• **Data records**:
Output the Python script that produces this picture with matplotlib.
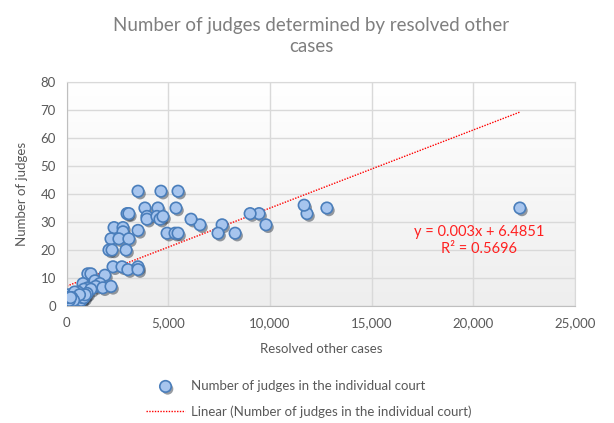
import matplotlib
matplotlib.use("Agg")
import matplotlib.pyplot as plt
import matplotlib.patheffects as pe
from matplotlib.colors import LinearSegmentedColormap
from matplotlib.ticker import FuncFormatter
import numpy as np

plt.rcParams['font.family'] = ['Lato', 'DejaVu Sans']

# resolved other cases vs number of judges
resolved = [22300, 12800, 11820, 11680, 9800, 9460, 9020, 8280, 7640, 7440,
            6550, 6110, 5470, 4630, 3500, 5370, 4480, 3840, 2960, 3050,
            3940, 3940, 4430, 4580, 4730, 2320, 2760, 2760, 3500, 4930,
            5320, 5470, 2170, 2560, 3050, 2070, 2220, 2910, 2270, 2710,
            3000, 3500, 3500,
            1030, 1180, 1870, 790, 1380, 1620, 1030, 1420, 1770, 2170,
            840, 1180, 540, 990, 200, 450, 690, 140, 50,
            20, 60, 100, 130, 170, 210, 250, 290, 320, 360,
            400, 440, 490, 530, 580, 650, 700, 760, 840, 900,
            90, 290, 380, 620, 240, 30, 70, 110, 160, 200,
            270, 330, 120, 40, 180]
judges = [35, 35, 33, 36, 29, 33, 33, 26, 29, 26,
          29, 31, 41, 41, 41, 35, 35, 35, 33, 33,
          32, 31, 32, 31, 32, 28, 28, 26.5, 27, 26,
          26, 26, 24, 24, 24, 20, 20, 20, 14, 14,
          13, 14, 13,
          11.5, 11.5, 11, 8, 9, 8, 6.5, 7, 6.5, 7,
          6, 6, 5, 4.5, 3, 3, 3, 3, 2,
          2, 3, 2, 3, 2, 3, 2, 3, 2, 3,
          2, 2, 3, 2, 3, 3, 2, 3, 3, 4,
          4, 4, 5, 4, 3, 2, 2, 3, 2, 2,
          2, 2, 2, 3, 3]

x = np.array(resolved, dtype=float)
y = np.array(judges, dtype=float)
slope, intercept = np.polyfit(x, y, 1)

fig = plt.figure(figsize=(6.14, 4.23), dpi=100)
ax = fig.add_axes([0.109, 0.2766, 0.827, 0.5295])

# light gradient in the plot area
grad = np.linspace(1.0, 0.0, 256).reshape(-1, 1)
ax.imshow(grad, cmap=LinearSegmentedColormap.from_list('bg', ['#eeeeee', '#ffffff']),
          aspect='auto', extent=[0, 25000, 0, 80], zorder=0, origin='upper')

ax.set_xlim(0, 25000)
ax.set_ylim(0, 80)
ax.set_xticks(np.arange(0, 25001, 5000))
ax.set_yticks(np.arange(0, 81, 10))
ax.grid(True, color='#d9d9d9', linewidth=1)
ax.set_axisbelow(True)
for s in ax.spines.values():
    s.set_color('#d9d9d9')
ax.spines['left'].set_color('#bfbfbf')
ax.spines['bottom'].set_color('#bfbfbf')
ax.tick_params(length=0, colors='#595959', labelsize=9.5, pad=8)
ax.xaxis.set_major_formatter(FuncFormatter(lambda v, p: f"{int(v):,}"))

sc = ax.scatter(x, y, s=68, facecolor='#a7c5ee', edgecolor='#4a7ebb',
                linewidth=1.2, zorder=3,
                label='Number of judges in the individual court')
sc.set_path_effects([pe.SimplePatchShadow(offset=(1.5, -1.8), alpha=0.5),
                     pe.Normal()])

xs = np.array([0, x.max()])
ax.plot(xs, slope * xs + intercept, color='#ff0000', linestyle=(0, (1, 1)),
        linewidth=1, zorder=2,
        label='Linear (Number of judges in the individual court)')

ax.text(20300, 26.4, "y = 0.003x + 6.4851", color='#ff2020', fontsize=10.5,
        ha='center', va='center')
ax.text(20300, 20.2, "R² = 0.5696", color='#ff2020', fontsize=10.5,
        ha='center', va='center')

ax.set_xlabel("Resolved other cases", color='#595959', fontsize=9.5, labelpad=10)
ax.set_ylabel("Number of judges", color='#595959', fontsize=9.5, labelpad=9)

fig.text(0.507, 0.915, "Number of judges determined by resolved other\ncases",
         ha='center', va='center', fontsize=13.5, color='#7f7f7f',
         linespacing=1.35)

leg = ax.legend(loc='upper left', bbox_to_anchor=(0.218, 0.13),
                bbox_transform=fig.transFigure, frameon=False,
                fontsize=9.5, labelcolor='#595959', handlelength=3.0,
                labelspacing=1.0, handletextpad=0.4)

fig.savefig("out.png", dpi=100)
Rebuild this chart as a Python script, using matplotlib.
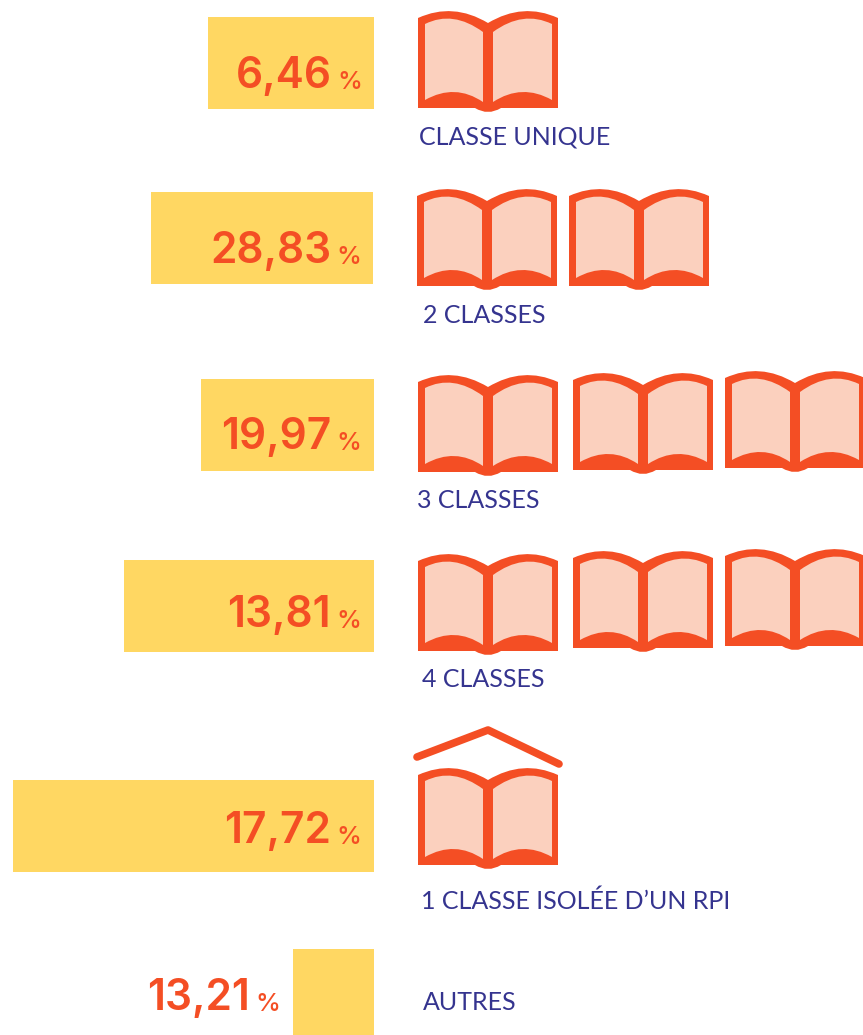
import matplotlib
matplotlib.use("Agg")
import matplotlib.pyplot as plt
from matplotlib.patches import PathPatch
from matplotlib.path import Path
from matplotlib.transforms import Affine2D

# Data
categories = ["CLASSE UNIQUE", "2 CLASSES", "3 CLASSES", "4 CLASSES",
              "1 CLASSE ISOLÉE D’UN RPI", "AUTRES"]
values = ["6,46", "28,83", "19,97", "13,81", "17,72", "13,21"]
bar_lengths = [166, 222, 173, 250, 361, 81]

# Layout, in picture pixels
bar_right = [374, 373, 374, 374, 374, 374]
bar_top = [17, 192, 379, 560, 780, 949]
bar_height = [92, 92, 92, 92, 92, 86]
number_right = [332, 331, 331, 331, 331, 250]
number_base = [88, 263, 449, 627, 843, 1010]
label_left = [419, 423, 417, 422, 421, 423]
label_base = [145, 323, 508, 687, 909, 1010]
# left edge and bottom edge of each book
books = [[(418, 108)],
         [(417, 286), (569, 286)],
         [(418, 472), (573, 470), (725, 468)],
         [(418, 651), (573, 648), (725, 646)],
         [(418, 865)]]

ORANGE = "#F44E24"
PAGE = "#FBD0BE"
YELLOW = "#FFD762"
BLUE = "#35348F"

# book shapes, origin at bottom left, y going up
M, L, C = Path.MOVETO, Path.LINETO, Path.CURVE3
outer_v = [(0, 0), (0, 90), (35, 106), (70, 85), (105, 106), (140, 90), (140, 0),
           (83, 0), (70, -8), (57, 0), (0, 0)]
outer_c = [M, L, C, C, C, C, L, L, C, C, L]
left_page_v = [(7, 8), (37, 25), (65, 6), (65, 76), (35, 98), (7, 84), (7, 8)]
left_page_c = [M, C, C, L, C, C, L]
right_page_v = [(75, 6), (104, 25), (134, 8), (134, 84), (105, 98), (75, 76), (75, 6)]
right_page_c = [M, C, C, L, C, C, L]


def draw_book(ax, x, y):
    move = Affine2D().scale(1, -1).translate(x, y) + ax.transData
    ax.add_patch(PathPatch(Path(outer_v, outer_c), fc=ORANGE, ec="none", transform=move))
    ax.add_patch(PathPatch(Path(left_page_v, left_page_c), fc=PAGE, ec="none", transform=move))
    ax.add_patch(PathPatch(Path(right_page_v, right_page_c), fc=PAGE, ec="none", transform=move))


plt.rcParams["font.family"] = ["Lato", "DejaVu Sans"]
fig = plt.figure(figsize=(8.63, 10.35), dpi=100)
ax = fig.add_axes([0, 0, 1, 1])
ax.set_xlim(0, 863)
ax.set_ylim(1035, 0)
ax.axis("off")

for i in range(len(categories)):
    ax.barh(bar_top[i], bar_lengths[i], height=bar_height[i], left=bar_right[i] - bar_lengths[i],
            align="edge", color=YELLOW)
    ax.text(number_right[i], number_base[i], values[i], color=ORANGE, fontsize=30.5,
            family="Inter", fontweight="semibold", ha="right", va="baseline")
    ax.text(number_right[i] + 5, number_base[i] + 1, "%", color=ORANGE, fontsize=18,
            family="Inter", fontweight="medium", ha="left", va="baseline")
    ax.text(label_left[i], label_base[i], categories[i], color=BLUE, fontsize=18,
            ha="left", va="baseline")

for row in books:
    for x, y in row:
        draw_book(ax, x, y)

# roof over the last book
ax.plot([417, 488, 559], [757, 730, 764], color=ORANGE, lw=5.5, solid_capstyle="round",
        solid_joinstyle="round")

fig.savefig("out.png", dpi=100)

• **Task prompt**:
Extract the part of the records that opens with the line containing "Rebuild this chart" and closes with the line containing "bar_lengths = [166, 222, 173, 250, 361, 81]". Take only those lines, exactly, and no pictures.

• **The response**:
Rebuild this chart as a Python script, using matplotlib.
import matplotlib
matplotlib.use("Agg")
import matplotlib.pyplot as plt
from matplotlib.patches import PathPatch
from matplotlib.path import Path
from matplotlib.transforms import Affine2D

# Data
categories = ["CLASSE UNIQUE", "2 CLASSES", "3 CLASSES", "4 CLASSES",
              "1 CLASSE ISOLÉE D’UN RPI", "AUTRES"]
values = ["6,46", "28,83", "19,97", "13,81", "17,72", "13,21"]
bar_lengths = [166, 222, 173, 250, 361, 81]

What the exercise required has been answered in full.